◆ Exercise task ◆
Pull out every line below holding the word "this".

◆ Data extract ◆

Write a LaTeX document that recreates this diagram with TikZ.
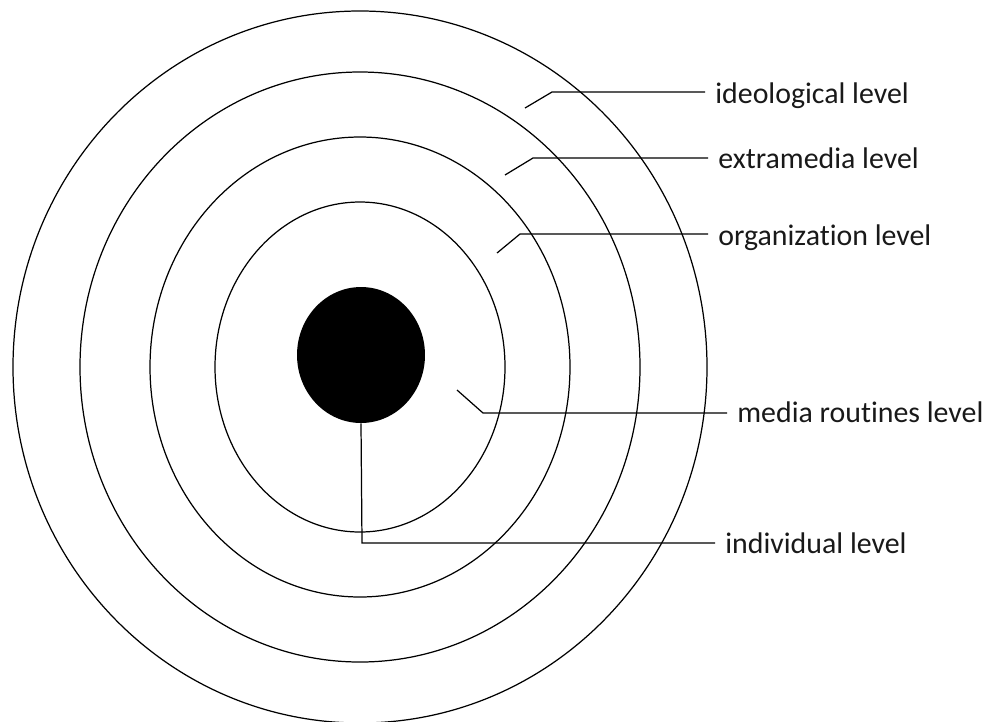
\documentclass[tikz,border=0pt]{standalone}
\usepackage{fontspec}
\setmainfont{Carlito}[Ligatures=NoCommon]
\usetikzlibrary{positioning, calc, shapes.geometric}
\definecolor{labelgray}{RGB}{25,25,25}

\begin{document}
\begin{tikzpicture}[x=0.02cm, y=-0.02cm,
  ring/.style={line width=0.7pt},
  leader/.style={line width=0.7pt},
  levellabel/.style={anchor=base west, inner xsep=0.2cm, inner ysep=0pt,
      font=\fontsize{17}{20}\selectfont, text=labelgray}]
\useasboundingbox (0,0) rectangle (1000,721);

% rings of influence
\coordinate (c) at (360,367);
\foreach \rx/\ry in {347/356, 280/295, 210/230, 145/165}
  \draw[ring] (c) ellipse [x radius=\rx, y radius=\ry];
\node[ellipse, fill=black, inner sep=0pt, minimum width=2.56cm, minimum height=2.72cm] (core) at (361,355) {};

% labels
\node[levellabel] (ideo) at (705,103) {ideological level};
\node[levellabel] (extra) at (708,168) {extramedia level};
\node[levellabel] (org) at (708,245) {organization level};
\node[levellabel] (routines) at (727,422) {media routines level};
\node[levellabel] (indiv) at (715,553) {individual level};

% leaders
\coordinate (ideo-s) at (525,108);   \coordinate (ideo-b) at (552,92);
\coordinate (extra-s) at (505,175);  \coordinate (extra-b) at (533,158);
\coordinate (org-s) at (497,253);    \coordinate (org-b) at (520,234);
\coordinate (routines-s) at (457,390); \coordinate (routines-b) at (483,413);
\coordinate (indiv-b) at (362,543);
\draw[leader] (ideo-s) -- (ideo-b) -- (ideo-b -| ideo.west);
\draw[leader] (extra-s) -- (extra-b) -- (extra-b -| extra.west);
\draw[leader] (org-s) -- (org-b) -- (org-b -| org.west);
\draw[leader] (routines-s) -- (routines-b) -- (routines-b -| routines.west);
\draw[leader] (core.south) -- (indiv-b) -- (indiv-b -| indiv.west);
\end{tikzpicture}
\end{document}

==

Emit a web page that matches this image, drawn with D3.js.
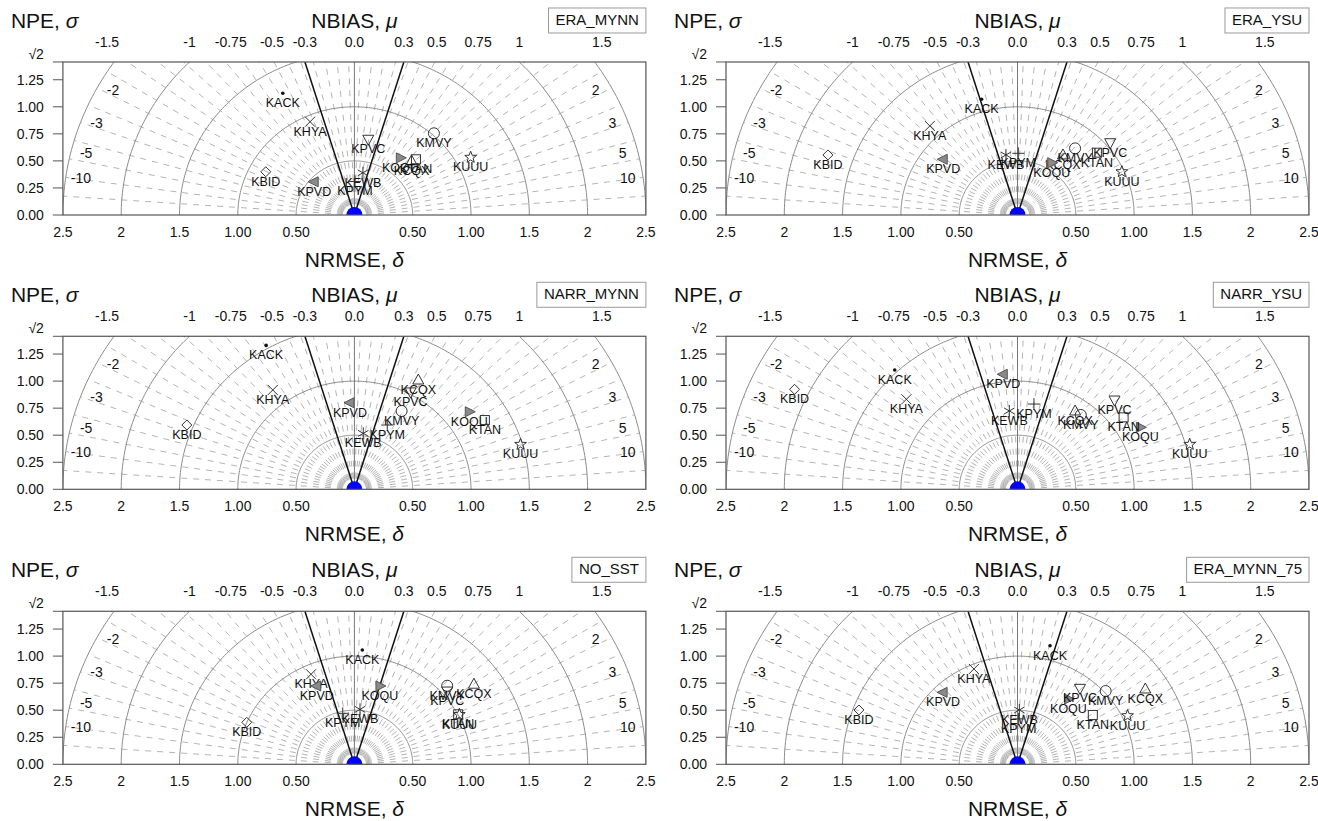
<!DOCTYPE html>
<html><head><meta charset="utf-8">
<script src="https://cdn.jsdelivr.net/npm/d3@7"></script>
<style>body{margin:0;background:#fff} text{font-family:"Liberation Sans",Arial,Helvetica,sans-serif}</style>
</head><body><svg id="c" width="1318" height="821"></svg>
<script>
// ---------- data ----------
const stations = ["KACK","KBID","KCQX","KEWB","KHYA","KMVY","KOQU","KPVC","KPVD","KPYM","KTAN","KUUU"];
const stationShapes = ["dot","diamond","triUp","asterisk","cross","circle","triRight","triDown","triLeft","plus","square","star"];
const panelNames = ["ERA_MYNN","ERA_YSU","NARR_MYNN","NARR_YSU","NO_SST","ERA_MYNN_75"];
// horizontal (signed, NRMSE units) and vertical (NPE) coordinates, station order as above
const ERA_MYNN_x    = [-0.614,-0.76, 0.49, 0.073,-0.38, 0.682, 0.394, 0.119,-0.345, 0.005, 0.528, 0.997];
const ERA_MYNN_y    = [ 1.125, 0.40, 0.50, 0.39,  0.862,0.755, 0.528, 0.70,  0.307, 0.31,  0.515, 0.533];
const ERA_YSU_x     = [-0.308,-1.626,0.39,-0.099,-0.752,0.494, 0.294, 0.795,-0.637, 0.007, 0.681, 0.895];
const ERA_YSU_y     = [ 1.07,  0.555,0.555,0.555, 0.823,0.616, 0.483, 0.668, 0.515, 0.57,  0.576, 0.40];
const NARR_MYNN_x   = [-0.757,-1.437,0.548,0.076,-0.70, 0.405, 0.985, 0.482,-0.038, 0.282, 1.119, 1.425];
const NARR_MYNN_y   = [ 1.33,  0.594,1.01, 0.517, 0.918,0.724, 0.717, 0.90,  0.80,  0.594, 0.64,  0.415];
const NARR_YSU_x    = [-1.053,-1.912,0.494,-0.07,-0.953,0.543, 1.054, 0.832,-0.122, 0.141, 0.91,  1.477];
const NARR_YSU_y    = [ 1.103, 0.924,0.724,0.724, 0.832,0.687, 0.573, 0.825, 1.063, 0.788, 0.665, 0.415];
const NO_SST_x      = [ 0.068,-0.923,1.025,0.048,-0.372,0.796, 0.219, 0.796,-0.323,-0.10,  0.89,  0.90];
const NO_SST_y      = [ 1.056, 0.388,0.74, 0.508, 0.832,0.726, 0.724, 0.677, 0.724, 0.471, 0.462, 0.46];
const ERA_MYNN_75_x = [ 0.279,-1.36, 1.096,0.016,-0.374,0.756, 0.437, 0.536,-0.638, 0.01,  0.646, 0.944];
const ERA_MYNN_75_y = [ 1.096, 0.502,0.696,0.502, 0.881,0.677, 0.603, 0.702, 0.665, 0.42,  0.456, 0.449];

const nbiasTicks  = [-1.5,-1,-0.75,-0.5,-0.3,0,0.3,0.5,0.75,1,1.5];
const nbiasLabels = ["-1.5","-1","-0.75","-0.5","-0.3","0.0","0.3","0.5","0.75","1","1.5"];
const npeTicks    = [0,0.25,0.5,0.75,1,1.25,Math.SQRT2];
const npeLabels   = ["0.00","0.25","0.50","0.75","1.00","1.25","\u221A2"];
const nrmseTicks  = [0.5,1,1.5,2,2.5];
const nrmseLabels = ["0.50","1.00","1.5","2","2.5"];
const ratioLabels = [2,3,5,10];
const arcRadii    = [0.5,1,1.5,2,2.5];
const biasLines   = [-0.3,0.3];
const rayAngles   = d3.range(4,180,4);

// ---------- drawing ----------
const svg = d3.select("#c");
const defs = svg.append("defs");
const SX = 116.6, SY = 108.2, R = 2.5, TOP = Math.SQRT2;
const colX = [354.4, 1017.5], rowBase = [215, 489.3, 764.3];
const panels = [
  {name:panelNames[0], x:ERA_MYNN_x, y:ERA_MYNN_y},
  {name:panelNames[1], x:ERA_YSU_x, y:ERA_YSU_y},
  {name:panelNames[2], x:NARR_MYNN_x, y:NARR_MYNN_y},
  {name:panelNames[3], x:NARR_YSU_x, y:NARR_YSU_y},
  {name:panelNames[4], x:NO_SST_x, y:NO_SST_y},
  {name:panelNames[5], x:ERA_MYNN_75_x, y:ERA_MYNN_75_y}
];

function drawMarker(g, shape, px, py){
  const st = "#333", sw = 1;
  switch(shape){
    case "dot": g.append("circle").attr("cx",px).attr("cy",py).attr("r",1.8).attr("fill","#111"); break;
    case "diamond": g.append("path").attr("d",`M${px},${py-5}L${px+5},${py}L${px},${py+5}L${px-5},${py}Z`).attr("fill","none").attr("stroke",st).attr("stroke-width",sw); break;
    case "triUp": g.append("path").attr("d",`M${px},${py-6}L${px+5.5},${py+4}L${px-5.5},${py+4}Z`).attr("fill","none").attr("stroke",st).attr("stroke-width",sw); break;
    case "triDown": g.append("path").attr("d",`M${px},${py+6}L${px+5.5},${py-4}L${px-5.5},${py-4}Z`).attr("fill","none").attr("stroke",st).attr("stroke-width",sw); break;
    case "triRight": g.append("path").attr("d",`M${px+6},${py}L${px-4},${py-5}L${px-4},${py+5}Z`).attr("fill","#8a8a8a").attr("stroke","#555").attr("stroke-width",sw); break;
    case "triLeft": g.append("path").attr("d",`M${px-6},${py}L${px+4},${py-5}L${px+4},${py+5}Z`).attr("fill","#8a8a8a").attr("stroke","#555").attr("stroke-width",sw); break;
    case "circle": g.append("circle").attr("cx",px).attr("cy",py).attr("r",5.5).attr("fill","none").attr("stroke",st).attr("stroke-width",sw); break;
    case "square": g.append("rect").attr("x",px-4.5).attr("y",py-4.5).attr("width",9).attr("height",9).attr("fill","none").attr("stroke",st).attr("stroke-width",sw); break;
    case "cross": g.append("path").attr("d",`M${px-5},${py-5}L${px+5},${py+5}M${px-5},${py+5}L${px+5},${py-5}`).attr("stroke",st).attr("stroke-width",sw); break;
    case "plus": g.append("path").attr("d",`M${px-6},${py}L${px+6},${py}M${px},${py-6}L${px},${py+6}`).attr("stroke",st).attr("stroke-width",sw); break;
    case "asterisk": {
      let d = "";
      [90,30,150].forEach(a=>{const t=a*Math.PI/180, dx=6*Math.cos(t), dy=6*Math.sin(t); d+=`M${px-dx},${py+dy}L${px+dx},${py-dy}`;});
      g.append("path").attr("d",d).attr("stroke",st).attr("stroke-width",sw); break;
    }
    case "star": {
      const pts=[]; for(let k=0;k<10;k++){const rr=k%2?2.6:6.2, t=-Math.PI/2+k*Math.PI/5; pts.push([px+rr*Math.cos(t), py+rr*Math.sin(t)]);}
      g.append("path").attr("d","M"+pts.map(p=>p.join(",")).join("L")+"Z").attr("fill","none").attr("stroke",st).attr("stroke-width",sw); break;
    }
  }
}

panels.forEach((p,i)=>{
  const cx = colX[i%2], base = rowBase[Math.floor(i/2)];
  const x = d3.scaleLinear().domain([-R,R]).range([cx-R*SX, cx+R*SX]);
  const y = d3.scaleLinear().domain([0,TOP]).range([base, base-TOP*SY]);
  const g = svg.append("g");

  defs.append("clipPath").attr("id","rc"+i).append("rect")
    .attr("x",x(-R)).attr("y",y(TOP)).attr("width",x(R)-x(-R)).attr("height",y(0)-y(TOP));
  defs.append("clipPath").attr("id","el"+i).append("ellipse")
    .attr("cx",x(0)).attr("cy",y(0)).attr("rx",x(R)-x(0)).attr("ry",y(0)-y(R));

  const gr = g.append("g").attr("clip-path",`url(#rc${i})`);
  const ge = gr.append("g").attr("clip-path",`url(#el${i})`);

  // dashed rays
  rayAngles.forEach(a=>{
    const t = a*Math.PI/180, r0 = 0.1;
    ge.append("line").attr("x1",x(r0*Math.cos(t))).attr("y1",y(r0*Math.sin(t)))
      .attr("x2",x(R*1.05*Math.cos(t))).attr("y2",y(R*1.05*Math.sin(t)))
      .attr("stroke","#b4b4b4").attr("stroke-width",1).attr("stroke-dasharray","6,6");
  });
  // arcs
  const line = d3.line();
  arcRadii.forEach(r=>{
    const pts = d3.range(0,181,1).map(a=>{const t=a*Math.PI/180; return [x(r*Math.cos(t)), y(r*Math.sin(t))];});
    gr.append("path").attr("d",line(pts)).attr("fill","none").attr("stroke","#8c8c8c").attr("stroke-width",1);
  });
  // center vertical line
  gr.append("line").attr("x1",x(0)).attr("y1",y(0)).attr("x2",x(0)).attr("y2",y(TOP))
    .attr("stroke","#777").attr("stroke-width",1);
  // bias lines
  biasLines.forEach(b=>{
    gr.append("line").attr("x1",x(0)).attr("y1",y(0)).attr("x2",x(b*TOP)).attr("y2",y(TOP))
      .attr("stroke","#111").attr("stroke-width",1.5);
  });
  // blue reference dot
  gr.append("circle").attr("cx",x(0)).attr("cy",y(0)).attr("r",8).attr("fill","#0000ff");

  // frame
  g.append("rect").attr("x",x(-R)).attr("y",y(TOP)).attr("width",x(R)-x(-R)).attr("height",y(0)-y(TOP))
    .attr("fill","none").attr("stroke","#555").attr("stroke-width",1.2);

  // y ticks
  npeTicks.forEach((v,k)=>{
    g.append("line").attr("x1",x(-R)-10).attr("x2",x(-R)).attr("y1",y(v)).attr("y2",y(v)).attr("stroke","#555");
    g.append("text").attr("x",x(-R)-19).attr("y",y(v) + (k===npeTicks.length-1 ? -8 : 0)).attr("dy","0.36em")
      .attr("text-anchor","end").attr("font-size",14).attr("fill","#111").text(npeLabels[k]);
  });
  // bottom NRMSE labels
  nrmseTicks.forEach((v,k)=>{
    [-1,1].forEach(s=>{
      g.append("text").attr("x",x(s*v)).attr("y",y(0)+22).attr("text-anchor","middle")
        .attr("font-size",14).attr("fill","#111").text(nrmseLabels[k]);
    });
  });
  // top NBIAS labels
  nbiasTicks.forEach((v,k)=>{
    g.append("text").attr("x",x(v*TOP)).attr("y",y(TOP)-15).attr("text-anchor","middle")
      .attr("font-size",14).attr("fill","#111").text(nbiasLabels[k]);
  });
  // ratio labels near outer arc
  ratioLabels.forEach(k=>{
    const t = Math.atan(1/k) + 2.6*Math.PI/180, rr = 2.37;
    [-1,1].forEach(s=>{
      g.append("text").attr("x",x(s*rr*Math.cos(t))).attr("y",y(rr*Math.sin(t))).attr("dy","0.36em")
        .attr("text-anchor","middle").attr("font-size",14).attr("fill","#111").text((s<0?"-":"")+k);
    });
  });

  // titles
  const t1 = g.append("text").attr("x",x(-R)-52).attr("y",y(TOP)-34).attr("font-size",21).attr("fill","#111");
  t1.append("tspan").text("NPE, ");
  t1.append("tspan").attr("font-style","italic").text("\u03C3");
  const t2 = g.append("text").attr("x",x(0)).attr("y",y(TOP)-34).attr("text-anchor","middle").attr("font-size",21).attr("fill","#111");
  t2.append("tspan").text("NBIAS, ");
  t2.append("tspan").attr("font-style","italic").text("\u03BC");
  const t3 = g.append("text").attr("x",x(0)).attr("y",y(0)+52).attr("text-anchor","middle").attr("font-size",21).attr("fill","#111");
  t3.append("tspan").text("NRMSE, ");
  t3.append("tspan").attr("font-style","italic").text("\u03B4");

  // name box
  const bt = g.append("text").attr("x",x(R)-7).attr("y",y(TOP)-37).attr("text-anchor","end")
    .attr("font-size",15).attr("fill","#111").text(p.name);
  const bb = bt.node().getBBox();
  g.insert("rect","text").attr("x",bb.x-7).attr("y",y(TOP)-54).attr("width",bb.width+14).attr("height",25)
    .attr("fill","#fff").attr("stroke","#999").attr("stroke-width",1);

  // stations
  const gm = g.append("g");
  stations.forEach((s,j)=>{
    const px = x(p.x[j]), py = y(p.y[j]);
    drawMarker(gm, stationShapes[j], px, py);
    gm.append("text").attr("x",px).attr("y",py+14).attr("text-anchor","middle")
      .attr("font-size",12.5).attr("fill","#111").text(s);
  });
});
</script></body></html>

◆ Result of the exercise ◆
Write a LaTeX document that recreates this diagram with TikZ.
Emit a web page that matches this image, drawn with D3.js.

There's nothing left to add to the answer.